You point is well taken.
Well, 90% well taken.
5% doubt: if icalendarphp version that takes *seconds* of CPU time to
serve up a small plaintext file will certainly cause noticeable load
if multiple people hit it simulatneously. And you have to admit that
the BALE is popular.
5% doubt: There is this feature of thttpd where you can tell it to
throttle certain kinds of files. That way it can still be responsive
even though the connection is saturated.
I.e. software actually can make a difference even where there's a huge
processing power to pipe differential.
>> I'd explain further but I'm not sure what aspect you are finding confusing.
>
> Well, I _did_ find confusing your unilaterally transforming a discussion
> of how best to export iCal into one about how to rewrite BALE as a
> script-generated static page -- but I eventually got over it. ;->
Well, I said that was how I'd do it, several times, premised on the
assumption that you didn't seem to share that static sites work better
than dynamic ones and professing ignorance at the internals of your
system.
Doctor, it hurts when I do this!
Well, stop doing it!
And I explained up front that I'd written a quick one-way hack on that
assumption that that didn't seem to confuse you until later.
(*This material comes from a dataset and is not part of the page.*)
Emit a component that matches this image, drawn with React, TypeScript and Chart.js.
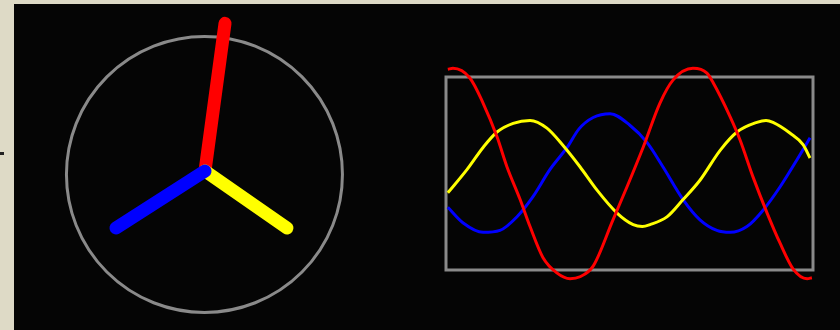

But yes, it's good that you got over it once you understood that I
hadn't understood that you have a large and complex php and mysql
structure you'd rather not change...
I didn't think I was being unilateral but you kept sounding like you
didn't understand how the issues you had raised as major issues were
based on certain assumptions so I had to explain them further and
further until I finally understood what your assumptions were.
Anyhow, now that your assumptions and architecture have been a bit
better illuminated we can go back to whatever direction you wanted to
take the conversation discuss before I "unilaterally" derailed the
discussion.
Go back, pick up the thread, pray continue, fine sir, to where you
were before I so rudely interrupted.